Their destination; the treacherous upper reaches of the Bundian Way. Their mission; to document the millions of bogong moths that gather each summer in the mountain’s crevices.
“They wanted to do something on the Bundian Way, and I suggested they focus on one aspect,” Mr Blay, explained.
“And the moths are a great story.”
Mr Blay is one of only a few people who know where to locate the moths, after years of researching, walking, and mapping the Bundian Way.
He is a long-term friend of Uncle Ossie, and the Bundian Way project officer with the Eden Local Aboriginal Land Council.
Both men are committed to preserving the pathway for its cultural and historical value, and promoting it as a unique tourism entity.
Traversing more than 360 kilometres, the Bundian Way begins at Targanal (Kosciuszko) and ends at Bilgalera (Fisheries Beach, Twofold Bay).
It’s older than the Egyptian pyramids and China’s Silk Road, and is the first Aboriginal pathway to be registered on the NSW State Heritage Register.
“It’s the first known incident where Aboriginal people held out a friendly hand, to show non-Aboriginal people safe passage to the high country,” Uncle Ossie said.
White settlers made the most of the assistance, driving their cattle along the pathway to new pastures on the Monaro.
Artefacts from both cultures now litter the route, with most collected and preserved within the Monaroo Bobberrer ‘Keeping Place’ at Jigamy Farm, located between Pambula and Eden on the Princes Highway.
It’s hoped that access to the pathway will help reconnect people of all cultures to a lost past, and promote healing.
“We want Aboriginal children to come to this place, into the bush, and learn things,” Mr Blay said. “Land is culture.”
A vital part of that culture is the bogong moth.
Every summer they fly in from across the region, seeking the dry heat of the alpine caves, festooning the dark walls in their millions.
“Aboriginal people harvested the moths for thousands of years, as a nutritious food,” Uncle Ossie explained.
“Thousands of clans’ people from all over the country - from the coast to the tablelands to the plains - came to feast on them.
"They’d travel up the Bundian Way and gather together for huge ceremonies.
"They’d train and initiate young men, make marriage arrangements, and trade food and implements.
"It was a wonderful social interaction that continued for thousands of years.”
The Australian Geographic film team were privileged to retrace those ancestral footsteps as they made their way to the moth caves.
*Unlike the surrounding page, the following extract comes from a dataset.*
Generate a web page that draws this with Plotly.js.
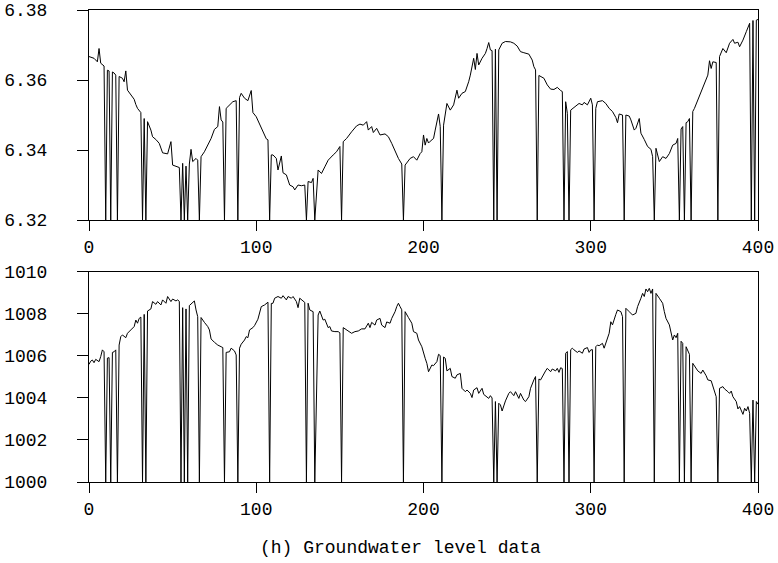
<!DOCTYPE html>
<html>
<head>
<meta charset="utf-8">
<script src="https://cdn.plot.ly/plotly-3.0.1.min.js"></script>
<style>html,body{margin:0;padding:0;background:#fff;}#chart{width:778px;height:563px;}</style>
</head>
<body>
<div id="chart"></div>
<script>
// Upper panel: sample index and level (dropouts sit at the axis floor)
const topIdx = [0,2,3,5,6,7,8,9,10,11,12,13,14,15,16,17,18,19,20,21,22,23,25,27,28,29,31,32,33,34,35,37,38,40,42,44,47,49,50,52,54,55,56,57,58,59,60,61,62,64,65,66,67,69,71,73,75,77,78,79,80,81,82,84,86,88,89,90,91,93,95,97,98,100,102,104,106,107,108,109,110,112,113,115,116,118,120,122,123,125,127,129,130,131,133,134,135,137,139,141,143,146,148,150,151,152,154,157,160,162,164,166,167,169,170,172,174,177,179,181,183,185,187,188,189,192,194,196,198,199,200,201,202,203,204,206,207,209,210,211,212,214,216,218,220,221,223,225,227,228,230,231,232,233,235,237,238,239,240,241,242,243,244,245,247,249,252,254,256,258,260,263,265,266,267,268,269,270,272,274,276,278,280,282,283,284,285,286,287,288,291,293,295,296,298,300,301,302,303,304,307,309,311,313,315,316,317,319,320,321,323,324,326,327,329,330,332,334,336,337,338,339,341,343,345,347,349,351,352,353,354,355,356,357,358,359,360,361,362,364,366,368,370,371,372,373,375,376,377,379,381,383,385,386,388,389,391,393,394,395,396,397,398,399,400];
const topLevel = [6.3667,6.3664,6.3662,6.3652,6.3690,6.3648,6.3643,6.3640,6.32,6.3628,6.3626,6.32,6.3623,6.3620,6.3614,6.32,6.3610,6.3607,6.3605,6.3595,6.3626,6.3571,6.3557,6.3545,6.3530,6.3519,6.3507,6.32,6.3490,6.32,6.3481,6.3457,6.3438,6.3430,6.3419,6.3392,6.3389,6.3424,6.3357,6.3354,6.3350,6.32,6.3362,6.32,6.3354,6.32,6.3360,6.3402,6.3367,6.3376,6.3371,6.32,6.3381,6.3395,6.3414,6.3433,6.3459,6.3467,6.3524,6.3486,6.3480,6.32,6.3519,6.3529,6.3538,6.3541,6.32,6.3550,6.3562,6.3548,6.3541,6.3570,6.3507,6.3495,6.3473,6.3452,6.3432,6.3429,6.32,6.3386,6.3386,6.3376,6.3343,6.3383,6.3335,6.3329,6.3300,6.3295,6.3286,6.3300,6.3298,6.3300,6.32,6.3310,6.3307,6.3319,6.32,6.3343,6.3333,6.3352,6.3371,6.3386,6.3395,6.3410,6.32,6.3424,6.3433,6.3452,6.3469,6.3474,6.3471,6.3481,6.3457,6.3467,6.3450,6.3462,6.3443,6.3446,6.3438,6.3419,6.3395,6.3376,6.3360,6.32,6.3357,6.3376,6.3381,6.3371,6.3390,6.3395,6.3443,6.3414,6.3433,6.3420,6.3425,6.3433,6.3457,6.3503,6.3467,6.32,6.3471,6.3533,6.3514,6.3529,6.3571,6.3548,6.3562,6.3567,6.3595,6.3614,6.3662,6.3630,6.3676,6.3643,6.3662,6.3676,6.3690,6.3707,6.3686,6.3684,6.32,6.3688,6.32,6.3686,6.3705,6.3710,6.3709,6.3705,6.3697,6.3681,6.3678,6.3674,6.3657,6.3638,6.3629,6.32,6.3613,6.3611,6.3605,6.3586,6.3574,6.3573,6.3579,6.3570,6.3567,6.32,6.3538,6.3505,6.32,6.3514,6.3524,6.3533,6.3529,6.3536,6.3529,6.3548,6.3529,6.32,6.3519,6.3538,6.3541,6.3533,6.3519,6.3510,6.3493,6.3478,6.3503,6.3500,6.32,6.3500,6.3497,6.3486,6.3457,6.3462,6.3490,6.3448,6.3430,6.3410,6.3402,6.3381,6.32,6.3405,6.3367,6.3381,6.3376,6.3390,6.3414,6.3419,6.3433,6.32,6.3460,6.3467,6.32,6.3478,6.3481,6.3490,6.32,6.3510,6.3519,6.3543,6.3567,6.3590,6.3614,6.3655,6.3633,6.3652,6.3650,6.32,6.3667,6.3690,6.3678,6.3705,6.3716,6.3705,6.3708,6.3695,6.3714,6.3738,6.3748,6.3762,6.32,6.3770,6.32,6.3771,6.3773];

// Lower panel: sample index and level
const botIdx = [0,1,2,3,4,6,7,8,9,10,11,12,13,14,15,16,17,18,19,20,22,23,25,27,28,29,30,31,32,33,34,35,37,38,40,41,43,44,46,47,49,50,52,53,54,55,56,57,58,59,60,61,63,64,65,66,67,69,71,72,73,75,77,79,80,81,82,84,85,87,88,89,90,91,93,94,95,96,98,99,101,103,105,107,108,109,110,111,113,115,116,118,119,121,122,124,125,126,128,129,130,131,132,134,135,137,138,140,141,143,144,145,147,149,150,151,152,154,156,157,159,161,163,165,167,168,169,171,172,174,175,177,178,180,181,183,184,185,186,187,188,189,191,193,194,196,197,199,201,202,203,205,206,208,209,210,211,212,213,214,216,217,219,220,222,223,225,226,228,229,230,232,233,235,236,237,239,240,241,242,243,244,245,246,247,248,249,251,252,254,255,257,258,260,261,263,264,266,267,268,269,270,271,273,274,276,277,279,280,281,282,283,284,285,286,287,288,289,290,292,293,295,296,298,299,300,301,302,303,304,305,307,308,309,311,312,313,315,316,318,319,320,321,323,325,327,328,330,331,332,333,334,335,336,337,338,339,341,343,344,345,347,348,349,350,351,352,353,354,355,356,357,359,360,361,363,364,366,367,369,370,372,373,375,376,377,379,380,382,383,384,385,387,388,389,391,392,393,394,395,396,397,398,399,400];
const botLevel = [1005.60,1005.75,1005.81,1005.68,1005.84,1005.73,1005.97,1006.29,1006.20,1000,1005.90,1005.92,1000,1006.17,1006.20,1006.29,1000,1006.52,1006.92,1007.00,1006.87,1007.08,1007.24,1007.40,1007.71,1007.56,1007.79,1007.85,1000,1007.98,1000,1008.14,1008.24,1008.59,1008.46,1008.59,1008.43,1008.67,1008.51,1008.83,1008.59,1008.71,1008.62,1008.67,1008.60,1000,1008.30,1000,1008.24,1000,1008.40,1008.46,1008.62,1008.19,1007.87,1000,1007.83,1007.60,1007.40,1007.24,1006.81,1006.65,1006.52,1006.44,1006.40,1000,1006.17,1006.20,1006.37,1006.24,1006.05,1000,1006.37,1006.56,1006.76,1006.92,1006.87,1007.24,1007.35,1007.45,1007.75,1008.35,1008.43,1008.56,1000,1008.50,1008.51,1008.75,1008.83,1008.75,1008.87,1008.67,1008.83,1008.75,1008.83,1008.59,1008.30,1008.75,1008.59,1008.55,1000,1008.51,1008.19,1008.11,1000,1007.95,1008.14,1007.71,1007.75,1007.35,1007.40,1007.19,1007.16,1007.16,1007.10,1000,1007.35,1007.24,1007.16,1007.08,1007.16,1007.19,1007.29,1007.29,1007.56,1007.35,1007.60,1007.47,1007.71,1007.79,1007.47,1007.35,1007.62,1007.56,1007.79,1008.11,1008.35,1008.51,1008.35,1008.20,1000,1008.11,1007.83,1007.56,1007.16,1007.08,1006.76,1006.44,1005.89,1005.65,1005.25,1005.57,1005.54,1005.73,1006.08,1006.02,1000,1005.95,1005.89,1005.29,1005.41,1005.02,1004.94,1005.10,1005.17,1004.46,1004.30,1004.38,1004.22,1004.02,1004.38,1004.49,1004.22,1004.46,1004.17,1004.11,1003.98,1004.11,1004.00,1000,1003.83,1000,1003.75,1003.67,1003.38,1003.62,1003.86,1004.22,1004.30,1004.11,1004.30,1003.98,1004.22,1003.90,1003.83,1004.06,1004.46,1004.86,1005.02,1000,1004.90,1004.86,1005.02,1005.29,1005.41,1005.25,1005.38,1005.29,1005.41,1005.22,1005.44,1005.40,1000,1006.13,1006.21,1000,1006.30,1006.37,1006.29,1006.17,1006.24,1006.13,1006.33,1006.40,1006.17,1006.29,1006.30,1000,1006.44,1006.52,1006.49,1006.60,1006.37,1006.60,1007.08,1007.63,1007.48,1007.98,1008.19,1008.11,1007.87,1000,1008.27,1008.11,1007.95,1008.03,1008.35,1008.75,1008.98,1008.83,1009.19,1009.06,1009.22,1008.98,1009.19,1000,1008.98,1008.75,1008.51,1008.11,1007.79,1007.48,1007.16,1006.76,1007.00,1006.87,1007.08,1000,1006.70,1006.60,1000,1006.44,1006.08,1000,1005.65,1005.41,1005.29,1005.17,1005.33,1005.06,1004.86,1004.82,1004.59,1004.06,1000,1004.46,1004.54,1004.43,1004.30,1004.22,1004.33,1004.06,1003.83,1003.48,1003.59,1003.22,1003.51,1003.38,1003.59,1003.27,1000,1003.90,1000,1003.83,1003.70];

const xTicks = [0, 100, 200, 300, 400];
const topTicks = [6.32, 6.34, 6.36, 6.38];
const botTicks = [1000, 1002, 1004, 1006, 1008, 1010];
const caption = "(h) Groundwater level data";

const FONT = "'Nimbus Mono PS', 'Nimbus Mono L', 'Courier New', Courier, 'FreeMono', 'Liberation Mono', monospace";
const lineStyle = {color: '#000', width: 1};

const traces = [
  {x: topIdx, y: topLevel, type: 'scatter', mode: 'lines', line: lineStyle, xaxis: 'x', yaxis: 'y', hoverinfo: 'skip'},
  {x: botIdx, y: botLevel, type: 'scatter', mode: 'lines', line: lineStyle, xaxis: 'x2', yaxis: 'y2', hoverinfo: 'skip'}
];

function xAxis(anchor) {
  return {
    anchor: anchor, domain: [0, 1], range: [0, 400],
    tickmode: 'array', tickvals: xTicks, ticktext: xTicks.map(String),
    ticks: 'outside', ticklen: 10, tickwidth: 1, tickcolor: '#000',
    showline: true, linecolor: '#000', linewidth: 1, mirror: true,
    showgrid: false, zeroline: false,
    tickfont: {family: FONT, size: 18, color: '#000'}
  };
}
function yAxis(anchor, dom, rng, vals, fmt) {
  return {
    anchor: anchor, domain: dom, range: rng,
    tickmode: 'array', tickvals: vals, ticktext: vals.map(v => v.toFixed(fmt)),
    ticks: 'outside', ticklen: 11, tickwidth: 1, tickcolor: '#000',
    showline: true, linecolor: '#000', linewidth: 1, mirror: true,
    showgrid: false, zeroline: false, ticklabelstandoff: 26,
    tickfont: {family: FONT, size: 18, color: '#000'}
  };
}

const layout = {
  width: 778, height: 563,
  margin: {l: 89, r: 20, t: 10, b: 81},
  paper_bgcolor: '#fff', plot_bgcolor: '#fff',
  showlegend: false,
  xaxis: xAxis('y'),
  yaxis: yAxis('x', [0.555, 1], [6.32, 6.38], topTicks, 2),
  xaxis2: xAxis('y2'),
  yaxis2: yAxis('x2', [0, 0.445], [1000, 1010], botTicks, 0),
  annotations: [{
    text: caption, xref: 'paper', yref: 'paper', x: 0.465, y: -0.14,
    xanchor: 'center', yanchor: 'middle', showarrow: false,
    font: {family: FONT, size: 18, color: '#000'}
  }]
};

Plotly.newPlot('chart', traces, layout, {displayModeBar: false, staticPlot: true});
</script>
</body>
</html>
The film team - consisting of David Reyne (presenter), Scott Sinclair (director/producer) and a cameraman and sound recordist - found the six kilometre trek exhausting, lugging their heavy equipment up steep, bushy terrain. But the biggest challenge was keeping up with 82-year-old Uncle Cruse.
“It was a long way up, and Ossie put us to shame,” Mr Sinclair laughed.
“We kept stopping to catch our breath, but he just pushed along.
"For a man of his years, he’s very fit and sprightly.”
They were rewarded with a clear day, that really captured the essence - and revealed the distance - of the Bundian Way, with views all the way east to the coast.
But after three hours of scrambling, the first feeling was disappointment.
“Unfortunately there must have been a big deluge of rain before we arrived, which flooded the crevices and killed many of the moths,” Uncle Ossie said.
“John and Ossie were saying 'trust us, there are moths here. Trust us,” Mr Sinclair recalled warmly.
“They scouted around and found a few in a cave, so we were okay in the end.”
Perhaps in apology, Mother Nature conjured a wildlife spectacle that none had expected.
It not only compensated for the lack of moths, but ultimately stole the show.
“It was like a Alfred Hitchcock movie,” Mr Blay said.
“Hundreds of thousands of black ravens suddenly appeared out of the crevices in the granite, where they’d been hunting the moths.”
“They rose from the ground like a black cloud,” Uncle Ossie agreed.
Mr Blay believed the birds were acting on instinct, knowing that summer was drawing to a close, and with it the moth season.
Why they took to the wing in panic as the group approached was probably instinct as well.
“The Aboriginal people used to eat them too,” Mr Blay said.
“They didn’t normally hunt ravens, but when the birds were fattened on moths they were considered a delicacy.”
The film team was ecstatic.
“We have great shots of the guys walking back down from the caves, with the ravens against the blue sky and sitting like guardians on the citadel of rock," Mr Sinclair said.
"It was very dramatic.
“The whole day was a very special experience.”
* Uncle Cruse and the moths of the Bundian Way star in the first episode of the Australian Geographic Adventures’ series, screening on WIN from 12.30-1 pm this Saturday, May 23.